WHAT YOU HAVE TO DO: Of all the lines in the records below, how many hold the word "using"? Give the number alone.

TASK INPUTS:
★ ★ ★

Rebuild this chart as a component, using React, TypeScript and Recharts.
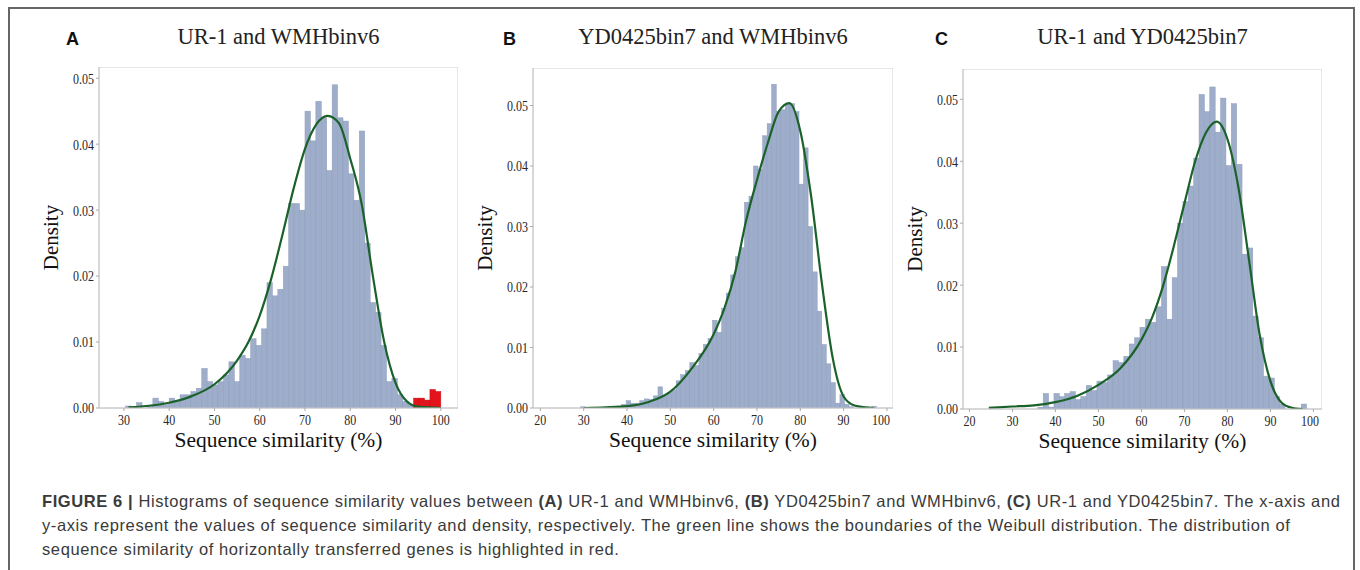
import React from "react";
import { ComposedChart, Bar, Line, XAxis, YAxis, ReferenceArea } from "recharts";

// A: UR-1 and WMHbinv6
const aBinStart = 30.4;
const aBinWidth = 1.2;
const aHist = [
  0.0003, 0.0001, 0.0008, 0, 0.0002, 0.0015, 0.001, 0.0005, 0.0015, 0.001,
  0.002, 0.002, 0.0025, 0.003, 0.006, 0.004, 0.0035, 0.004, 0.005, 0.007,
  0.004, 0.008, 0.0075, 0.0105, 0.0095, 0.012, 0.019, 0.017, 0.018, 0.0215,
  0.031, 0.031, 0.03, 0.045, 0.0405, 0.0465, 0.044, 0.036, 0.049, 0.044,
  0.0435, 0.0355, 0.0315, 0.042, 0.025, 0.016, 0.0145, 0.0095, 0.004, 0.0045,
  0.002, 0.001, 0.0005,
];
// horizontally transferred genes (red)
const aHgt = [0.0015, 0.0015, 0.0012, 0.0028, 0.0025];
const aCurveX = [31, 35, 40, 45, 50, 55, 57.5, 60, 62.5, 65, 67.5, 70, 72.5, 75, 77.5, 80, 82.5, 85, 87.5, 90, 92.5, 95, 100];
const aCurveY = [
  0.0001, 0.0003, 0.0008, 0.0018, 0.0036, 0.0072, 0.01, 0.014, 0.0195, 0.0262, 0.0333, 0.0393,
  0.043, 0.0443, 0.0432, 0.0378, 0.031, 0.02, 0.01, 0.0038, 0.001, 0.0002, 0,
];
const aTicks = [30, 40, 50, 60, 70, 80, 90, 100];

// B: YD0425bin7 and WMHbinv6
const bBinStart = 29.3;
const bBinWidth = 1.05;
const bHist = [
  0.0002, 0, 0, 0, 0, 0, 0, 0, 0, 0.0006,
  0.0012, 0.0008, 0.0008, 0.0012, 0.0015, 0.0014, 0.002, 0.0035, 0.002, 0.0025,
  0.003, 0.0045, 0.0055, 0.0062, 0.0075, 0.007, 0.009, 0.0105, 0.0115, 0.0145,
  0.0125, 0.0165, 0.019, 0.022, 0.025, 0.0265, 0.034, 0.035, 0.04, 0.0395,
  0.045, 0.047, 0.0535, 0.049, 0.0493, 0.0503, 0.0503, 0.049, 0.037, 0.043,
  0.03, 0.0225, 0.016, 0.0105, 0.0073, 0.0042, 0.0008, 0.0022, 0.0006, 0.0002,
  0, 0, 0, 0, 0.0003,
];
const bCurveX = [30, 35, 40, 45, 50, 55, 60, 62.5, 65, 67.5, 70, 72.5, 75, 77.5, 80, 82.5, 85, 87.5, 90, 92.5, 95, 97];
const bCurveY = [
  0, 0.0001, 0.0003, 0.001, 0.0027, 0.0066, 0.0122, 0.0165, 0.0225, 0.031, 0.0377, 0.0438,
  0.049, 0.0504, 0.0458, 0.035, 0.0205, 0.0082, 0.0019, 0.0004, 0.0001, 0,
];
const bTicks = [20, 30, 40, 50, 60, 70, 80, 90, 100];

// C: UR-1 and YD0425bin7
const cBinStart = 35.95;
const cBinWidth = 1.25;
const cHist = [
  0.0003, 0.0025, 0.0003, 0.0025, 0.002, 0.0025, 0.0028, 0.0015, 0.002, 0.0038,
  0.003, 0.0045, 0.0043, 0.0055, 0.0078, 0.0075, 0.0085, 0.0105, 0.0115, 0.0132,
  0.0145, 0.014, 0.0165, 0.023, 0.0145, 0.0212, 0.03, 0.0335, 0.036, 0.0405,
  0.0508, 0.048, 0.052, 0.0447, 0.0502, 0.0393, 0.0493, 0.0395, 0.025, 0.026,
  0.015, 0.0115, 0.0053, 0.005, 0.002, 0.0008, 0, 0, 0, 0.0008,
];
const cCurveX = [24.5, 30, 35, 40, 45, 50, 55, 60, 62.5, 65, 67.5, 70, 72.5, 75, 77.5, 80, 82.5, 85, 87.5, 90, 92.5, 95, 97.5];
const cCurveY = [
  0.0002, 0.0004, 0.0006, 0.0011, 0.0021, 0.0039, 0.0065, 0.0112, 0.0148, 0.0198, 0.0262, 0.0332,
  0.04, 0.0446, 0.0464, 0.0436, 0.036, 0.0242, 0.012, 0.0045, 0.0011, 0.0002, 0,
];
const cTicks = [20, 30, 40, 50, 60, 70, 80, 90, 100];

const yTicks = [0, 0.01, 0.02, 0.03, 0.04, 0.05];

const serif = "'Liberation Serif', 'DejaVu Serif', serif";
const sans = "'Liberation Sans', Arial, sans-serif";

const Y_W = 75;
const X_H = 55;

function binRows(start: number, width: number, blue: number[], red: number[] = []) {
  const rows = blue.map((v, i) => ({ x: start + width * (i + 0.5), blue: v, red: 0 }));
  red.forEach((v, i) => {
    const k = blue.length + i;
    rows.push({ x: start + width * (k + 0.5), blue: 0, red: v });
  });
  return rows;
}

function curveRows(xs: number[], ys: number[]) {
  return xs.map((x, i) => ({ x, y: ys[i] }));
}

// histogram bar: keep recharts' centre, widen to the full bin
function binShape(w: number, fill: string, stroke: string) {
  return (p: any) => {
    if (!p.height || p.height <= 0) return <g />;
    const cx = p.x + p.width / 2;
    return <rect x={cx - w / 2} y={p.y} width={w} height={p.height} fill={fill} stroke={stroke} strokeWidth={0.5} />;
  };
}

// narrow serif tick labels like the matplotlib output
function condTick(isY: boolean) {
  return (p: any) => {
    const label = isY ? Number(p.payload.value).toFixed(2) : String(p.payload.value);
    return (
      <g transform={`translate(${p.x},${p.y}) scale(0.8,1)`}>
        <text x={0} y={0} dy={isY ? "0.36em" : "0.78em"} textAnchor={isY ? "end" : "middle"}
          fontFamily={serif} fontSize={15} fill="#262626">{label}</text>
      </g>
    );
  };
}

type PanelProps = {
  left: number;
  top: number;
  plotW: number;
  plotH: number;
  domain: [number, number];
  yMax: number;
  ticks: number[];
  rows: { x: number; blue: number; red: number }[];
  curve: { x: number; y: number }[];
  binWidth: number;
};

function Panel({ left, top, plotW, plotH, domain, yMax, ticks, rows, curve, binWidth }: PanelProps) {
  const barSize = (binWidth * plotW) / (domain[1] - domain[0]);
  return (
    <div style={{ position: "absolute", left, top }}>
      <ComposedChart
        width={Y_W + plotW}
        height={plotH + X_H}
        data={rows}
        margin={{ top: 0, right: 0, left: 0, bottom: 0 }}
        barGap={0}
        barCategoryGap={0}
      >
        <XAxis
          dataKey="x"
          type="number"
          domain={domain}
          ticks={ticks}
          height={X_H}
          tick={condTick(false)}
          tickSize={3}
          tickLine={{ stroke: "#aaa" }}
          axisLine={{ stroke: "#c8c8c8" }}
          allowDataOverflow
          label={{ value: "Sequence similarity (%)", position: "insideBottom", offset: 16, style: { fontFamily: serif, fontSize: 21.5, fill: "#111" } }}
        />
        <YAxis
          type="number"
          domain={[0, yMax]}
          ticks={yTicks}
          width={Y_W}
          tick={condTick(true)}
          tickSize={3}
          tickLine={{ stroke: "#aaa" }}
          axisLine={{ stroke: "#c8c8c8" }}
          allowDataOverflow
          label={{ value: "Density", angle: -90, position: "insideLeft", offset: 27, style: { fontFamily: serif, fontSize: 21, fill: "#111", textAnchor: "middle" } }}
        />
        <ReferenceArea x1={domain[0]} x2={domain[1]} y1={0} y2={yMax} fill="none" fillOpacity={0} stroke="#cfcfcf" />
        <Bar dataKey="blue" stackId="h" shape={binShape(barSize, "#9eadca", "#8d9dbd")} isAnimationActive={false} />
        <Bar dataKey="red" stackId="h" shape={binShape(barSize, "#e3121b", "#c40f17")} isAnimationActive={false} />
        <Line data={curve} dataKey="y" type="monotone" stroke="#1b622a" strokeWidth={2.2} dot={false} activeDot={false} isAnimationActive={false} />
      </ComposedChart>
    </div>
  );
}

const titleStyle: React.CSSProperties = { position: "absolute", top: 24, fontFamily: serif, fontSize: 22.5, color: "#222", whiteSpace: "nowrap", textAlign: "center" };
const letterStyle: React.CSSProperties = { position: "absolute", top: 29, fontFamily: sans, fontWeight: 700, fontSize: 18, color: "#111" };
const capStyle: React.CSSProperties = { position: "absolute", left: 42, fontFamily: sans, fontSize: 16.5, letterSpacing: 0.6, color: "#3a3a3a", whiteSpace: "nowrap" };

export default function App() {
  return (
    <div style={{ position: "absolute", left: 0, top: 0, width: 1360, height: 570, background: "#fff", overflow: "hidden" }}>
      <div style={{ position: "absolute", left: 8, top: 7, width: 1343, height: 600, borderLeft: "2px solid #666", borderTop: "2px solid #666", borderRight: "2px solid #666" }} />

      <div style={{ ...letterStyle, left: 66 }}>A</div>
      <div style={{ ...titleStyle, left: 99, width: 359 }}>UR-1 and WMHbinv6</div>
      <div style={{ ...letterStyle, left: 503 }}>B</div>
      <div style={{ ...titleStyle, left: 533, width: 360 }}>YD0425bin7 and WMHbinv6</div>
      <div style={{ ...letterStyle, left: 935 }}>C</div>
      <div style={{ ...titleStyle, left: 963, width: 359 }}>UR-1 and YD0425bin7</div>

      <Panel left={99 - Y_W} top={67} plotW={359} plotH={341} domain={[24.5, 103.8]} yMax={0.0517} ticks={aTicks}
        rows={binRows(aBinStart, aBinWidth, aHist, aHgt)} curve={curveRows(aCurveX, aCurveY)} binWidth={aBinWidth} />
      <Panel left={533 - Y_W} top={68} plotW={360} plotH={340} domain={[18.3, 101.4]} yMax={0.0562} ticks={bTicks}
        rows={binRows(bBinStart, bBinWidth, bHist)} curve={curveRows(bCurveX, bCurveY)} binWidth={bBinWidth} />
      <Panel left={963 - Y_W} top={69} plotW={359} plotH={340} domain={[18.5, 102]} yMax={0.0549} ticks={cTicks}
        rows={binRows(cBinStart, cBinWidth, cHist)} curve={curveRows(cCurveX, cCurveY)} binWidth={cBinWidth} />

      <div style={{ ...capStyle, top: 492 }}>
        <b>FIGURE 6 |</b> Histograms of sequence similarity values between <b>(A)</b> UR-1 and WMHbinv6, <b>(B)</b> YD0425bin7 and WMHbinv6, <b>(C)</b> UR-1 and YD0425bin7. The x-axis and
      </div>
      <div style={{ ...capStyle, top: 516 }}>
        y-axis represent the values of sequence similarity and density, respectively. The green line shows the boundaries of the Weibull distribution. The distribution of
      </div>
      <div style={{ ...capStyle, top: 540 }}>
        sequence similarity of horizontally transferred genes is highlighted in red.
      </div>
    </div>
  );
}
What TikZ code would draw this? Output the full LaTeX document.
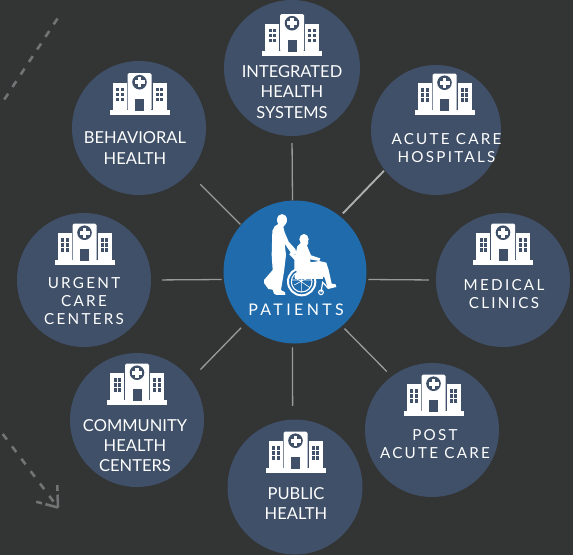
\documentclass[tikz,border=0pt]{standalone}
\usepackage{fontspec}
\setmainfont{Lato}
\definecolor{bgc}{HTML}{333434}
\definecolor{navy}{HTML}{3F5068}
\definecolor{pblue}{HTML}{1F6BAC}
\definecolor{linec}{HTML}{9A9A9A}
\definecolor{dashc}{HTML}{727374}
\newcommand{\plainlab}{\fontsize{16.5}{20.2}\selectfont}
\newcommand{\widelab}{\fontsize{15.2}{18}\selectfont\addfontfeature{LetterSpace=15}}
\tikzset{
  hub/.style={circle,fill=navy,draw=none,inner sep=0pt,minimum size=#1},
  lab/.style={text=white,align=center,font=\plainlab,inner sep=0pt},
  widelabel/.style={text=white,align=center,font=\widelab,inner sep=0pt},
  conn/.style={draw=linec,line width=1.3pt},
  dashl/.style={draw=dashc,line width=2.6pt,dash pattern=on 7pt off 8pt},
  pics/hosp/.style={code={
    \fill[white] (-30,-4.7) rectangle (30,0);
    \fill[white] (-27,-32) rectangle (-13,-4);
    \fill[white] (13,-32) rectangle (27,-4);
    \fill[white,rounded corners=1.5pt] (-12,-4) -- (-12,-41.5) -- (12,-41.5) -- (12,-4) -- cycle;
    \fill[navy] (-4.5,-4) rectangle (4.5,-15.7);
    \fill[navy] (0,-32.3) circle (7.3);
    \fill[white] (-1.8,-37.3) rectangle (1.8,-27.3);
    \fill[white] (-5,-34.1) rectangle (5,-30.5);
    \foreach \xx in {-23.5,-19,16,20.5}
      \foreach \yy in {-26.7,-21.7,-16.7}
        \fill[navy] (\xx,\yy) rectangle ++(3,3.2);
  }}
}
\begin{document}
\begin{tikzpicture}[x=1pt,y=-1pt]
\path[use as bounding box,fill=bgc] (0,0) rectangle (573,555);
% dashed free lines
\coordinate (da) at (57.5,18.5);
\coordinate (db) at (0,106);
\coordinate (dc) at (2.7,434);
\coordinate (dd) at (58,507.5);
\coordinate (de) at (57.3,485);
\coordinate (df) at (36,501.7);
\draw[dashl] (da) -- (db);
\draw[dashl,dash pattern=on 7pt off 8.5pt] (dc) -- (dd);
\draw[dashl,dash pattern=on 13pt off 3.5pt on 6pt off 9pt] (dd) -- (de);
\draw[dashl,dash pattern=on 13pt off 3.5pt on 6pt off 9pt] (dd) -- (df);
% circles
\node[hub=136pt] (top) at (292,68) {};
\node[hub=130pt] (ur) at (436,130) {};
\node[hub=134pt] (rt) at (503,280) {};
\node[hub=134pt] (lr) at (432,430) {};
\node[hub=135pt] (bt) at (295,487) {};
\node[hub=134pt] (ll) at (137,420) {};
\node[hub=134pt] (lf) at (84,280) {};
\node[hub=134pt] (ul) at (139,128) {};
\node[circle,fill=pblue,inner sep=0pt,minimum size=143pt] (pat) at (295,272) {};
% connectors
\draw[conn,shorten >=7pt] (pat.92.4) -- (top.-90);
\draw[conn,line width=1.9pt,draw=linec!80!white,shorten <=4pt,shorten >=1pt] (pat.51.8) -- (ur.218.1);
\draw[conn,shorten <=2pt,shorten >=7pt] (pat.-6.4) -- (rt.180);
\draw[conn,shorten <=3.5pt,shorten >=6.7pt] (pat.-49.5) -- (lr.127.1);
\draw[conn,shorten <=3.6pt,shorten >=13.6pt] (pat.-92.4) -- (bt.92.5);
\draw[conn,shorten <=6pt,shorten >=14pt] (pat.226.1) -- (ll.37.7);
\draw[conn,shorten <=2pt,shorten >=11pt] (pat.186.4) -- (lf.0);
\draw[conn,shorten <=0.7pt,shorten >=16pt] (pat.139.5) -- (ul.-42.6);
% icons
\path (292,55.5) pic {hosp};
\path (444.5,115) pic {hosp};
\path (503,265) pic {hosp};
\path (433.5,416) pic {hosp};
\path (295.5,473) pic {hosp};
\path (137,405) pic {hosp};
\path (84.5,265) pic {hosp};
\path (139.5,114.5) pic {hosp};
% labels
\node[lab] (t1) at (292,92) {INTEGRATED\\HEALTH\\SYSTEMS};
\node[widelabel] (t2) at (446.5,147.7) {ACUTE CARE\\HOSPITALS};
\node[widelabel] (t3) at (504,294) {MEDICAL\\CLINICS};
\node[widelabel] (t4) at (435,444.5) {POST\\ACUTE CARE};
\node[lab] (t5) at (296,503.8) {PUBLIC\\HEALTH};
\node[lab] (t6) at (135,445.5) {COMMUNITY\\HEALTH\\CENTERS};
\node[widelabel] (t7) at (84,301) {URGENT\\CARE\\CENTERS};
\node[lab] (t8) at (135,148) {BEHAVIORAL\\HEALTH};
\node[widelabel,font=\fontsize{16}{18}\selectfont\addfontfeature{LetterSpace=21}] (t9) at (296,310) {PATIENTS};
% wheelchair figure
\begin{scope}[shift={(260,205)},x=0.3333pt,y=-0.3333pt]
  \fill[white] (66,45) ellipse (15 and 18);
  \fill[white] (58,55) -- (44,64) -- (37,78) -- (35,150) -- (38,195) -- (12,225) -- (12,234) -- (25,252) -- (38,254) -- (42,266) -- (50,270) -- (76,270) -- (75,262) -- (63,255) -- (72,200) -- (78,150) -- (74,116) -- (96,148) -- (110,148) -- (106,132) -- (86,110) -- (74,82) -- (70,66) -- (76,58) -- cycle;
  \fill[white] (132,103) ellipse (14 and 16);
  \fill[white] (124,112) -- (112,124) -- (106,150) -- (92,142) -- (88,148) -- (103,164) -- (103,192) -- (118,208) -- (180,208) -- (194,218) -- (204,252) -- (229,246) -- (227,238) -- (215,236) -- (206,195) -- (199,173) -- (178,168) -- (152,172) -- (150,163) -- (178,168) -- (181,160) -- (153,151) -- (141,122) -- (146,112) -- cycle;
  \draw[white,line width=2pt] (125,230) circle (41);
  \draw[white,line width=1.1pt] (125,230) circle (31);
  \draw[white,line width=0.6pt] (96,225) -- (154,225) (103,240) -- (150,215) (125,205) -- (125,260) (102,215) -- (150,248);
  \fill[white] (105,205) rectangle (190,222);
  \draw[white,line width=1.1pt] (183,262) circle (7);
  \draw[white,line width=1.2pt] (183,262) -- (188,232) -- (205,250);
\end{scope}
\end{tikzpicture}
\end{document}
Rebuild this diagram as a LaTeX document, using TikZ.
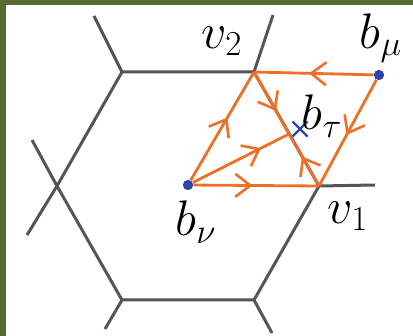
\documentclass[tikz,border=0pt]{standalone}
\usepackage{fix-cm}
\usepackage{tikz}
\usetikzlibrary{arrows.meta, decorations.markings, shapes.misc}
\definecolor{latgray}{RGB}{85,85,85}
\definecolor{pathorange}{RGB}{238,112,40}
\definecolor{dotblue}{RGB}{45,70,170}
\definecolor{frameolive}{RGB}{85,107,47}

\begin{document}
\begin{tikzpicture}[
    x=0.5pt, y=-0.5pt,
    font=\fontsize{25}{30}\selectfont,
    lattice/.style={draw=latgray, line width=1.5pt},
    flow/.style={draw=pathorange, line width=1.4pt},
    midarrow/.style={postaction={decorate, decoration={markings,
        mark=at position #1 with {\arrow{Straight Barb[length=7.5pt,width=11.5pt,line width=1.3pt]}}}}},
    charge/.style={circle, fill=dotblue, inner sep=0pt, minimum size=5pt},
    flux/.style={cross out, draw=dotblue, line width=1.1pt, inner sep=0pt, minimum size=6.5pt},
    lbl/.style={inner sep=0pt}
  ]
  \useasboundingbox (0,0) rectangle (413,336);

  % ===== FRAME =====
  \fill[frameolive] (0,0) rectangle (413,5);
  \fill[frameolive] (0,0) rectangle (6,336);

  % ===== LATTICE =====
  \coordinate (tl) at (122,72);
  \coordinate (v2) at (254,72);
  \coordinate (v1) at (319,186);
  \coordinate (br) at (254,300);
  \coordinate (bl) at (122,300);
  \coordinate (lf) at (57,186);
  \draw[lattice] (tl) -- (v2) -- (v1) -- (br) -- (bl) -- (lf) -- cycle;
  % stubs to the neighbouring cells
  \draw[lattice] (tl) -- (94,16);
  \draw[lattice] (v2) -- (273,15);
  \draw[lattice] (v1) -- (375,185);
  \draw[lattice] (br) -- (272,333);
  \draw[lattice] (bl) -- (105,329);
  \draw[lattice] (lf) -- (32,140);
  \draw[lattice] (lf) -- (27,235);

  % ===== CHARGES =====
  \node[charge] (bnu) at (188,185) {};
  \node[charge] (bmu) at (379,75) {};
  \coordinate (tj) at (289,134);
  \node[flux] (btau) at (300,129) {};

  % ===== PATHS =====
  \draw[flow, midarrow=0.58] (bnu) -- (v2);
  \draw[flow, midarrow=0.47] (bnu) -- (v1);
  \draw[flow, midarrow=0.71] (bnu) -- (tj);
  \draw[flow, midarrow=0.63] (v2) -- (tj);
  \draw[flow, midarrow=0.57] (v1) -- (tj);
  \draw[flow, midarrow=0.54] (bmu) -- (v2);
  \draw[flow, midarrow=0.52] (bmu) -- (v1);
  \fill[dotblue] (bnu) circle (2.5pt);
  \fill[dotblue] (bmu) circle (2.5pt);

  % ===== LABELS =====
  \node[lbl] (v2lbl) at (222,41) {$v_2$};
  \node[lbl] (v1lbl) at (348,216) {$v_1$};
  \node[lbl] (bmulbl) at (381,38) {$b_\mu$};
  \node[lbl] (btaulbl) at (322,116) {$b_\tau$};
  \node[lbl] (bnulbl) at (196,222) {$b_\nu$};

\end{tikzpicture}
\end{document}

★ ★ ★

WRITTEN RESPONSE: 2